Webサイトを含めた営業の全体設計のタイプ例
営業プロセス内でのWebサイトの役割を決めていく際に重要となるのは、オンラインからリアルにプロセスが移る際に、何をもってWebサイトの「成約」と見なすかである。メルマガ登録や資料請求、相談サービスや見積もり、そして購入・申し込みに至るまで、いまやWebサイトが担える役割はさまざまだ。それを営業全体を見渡して有効不可欠なプロセスに組み込んでいく必要がある。
当然、最終的な成約に遠い「メルマガ登録」という成約は成約率が高く、『購入・申し込み』のような成約は低くなる。こうした『メルマガ登録』や『購入・申し込み』のようなユーザーが反応するための仕組み(反応装置)のどれをWebサイトに搭載するかという選択は、オンラインからリアルへの遷移をスムーズにし、最終的な売り上げに直接影響を及ぼす。そのため、反応装置の選択は慎重に行う必要がある。
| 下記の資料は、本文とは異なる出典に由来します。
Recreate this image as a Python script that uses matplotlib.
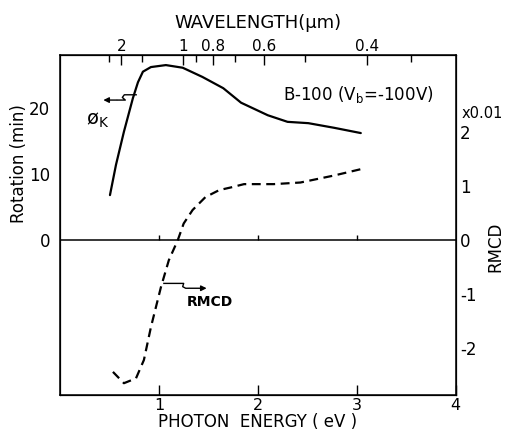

そこで工藤氏は、オンラインとリアルを連携させた「営業プロセス設計」について代表的な3案の設計手法を紹介した。
まず1つめは、「オンライン上での活動は集客業務のみ」と割り切り、見込み客フォローや販売見極め、ファン化までの一切をリアルが担うタイプ。その後の工程は、実際の営業マンが介在するため最も成功率が高い。

2つめは、展示会やセミナー、訪問など営業マンによるリアルの活動で集客を行い、メールマガジンなどを活用した「見込み客フォローだけをオンライン上で行う」というタイプ。社員の机に眠っている多数の名刺(見込み客)を対象に、再び営業活動が行える。

そして3つめは、「商談だけをリアルで行い、後の営業プロセスはオンライン上で行う」という方法だ。Webサイトやメールマガジンで広くユーザーを囲み込み、メールで見込み客フォローを続け、顕在化してきたところでリアルな面談・商談へとつなげていく。例えば、有益な資料のダウンロードなどでメールアドレスを取得し、セミナーへの誘導などを行うモデルもこれにあたる。

いずれのタイプも、現在のビジネスの状況を真摯に鑑みていくことで、どれが有効かという見極めは簡単であり、さらに単独/並走どちらでで実施しても有効だ。もちろん、ビジネスによっては他の設計モデルもあるだろう。最後に工藤氏は、「これまでのWebサイトありきの発想を見直し、営業プロセス基点の仕組み作りを、ぜひ皆さんに実践して欲しい」として講演を締めくくった。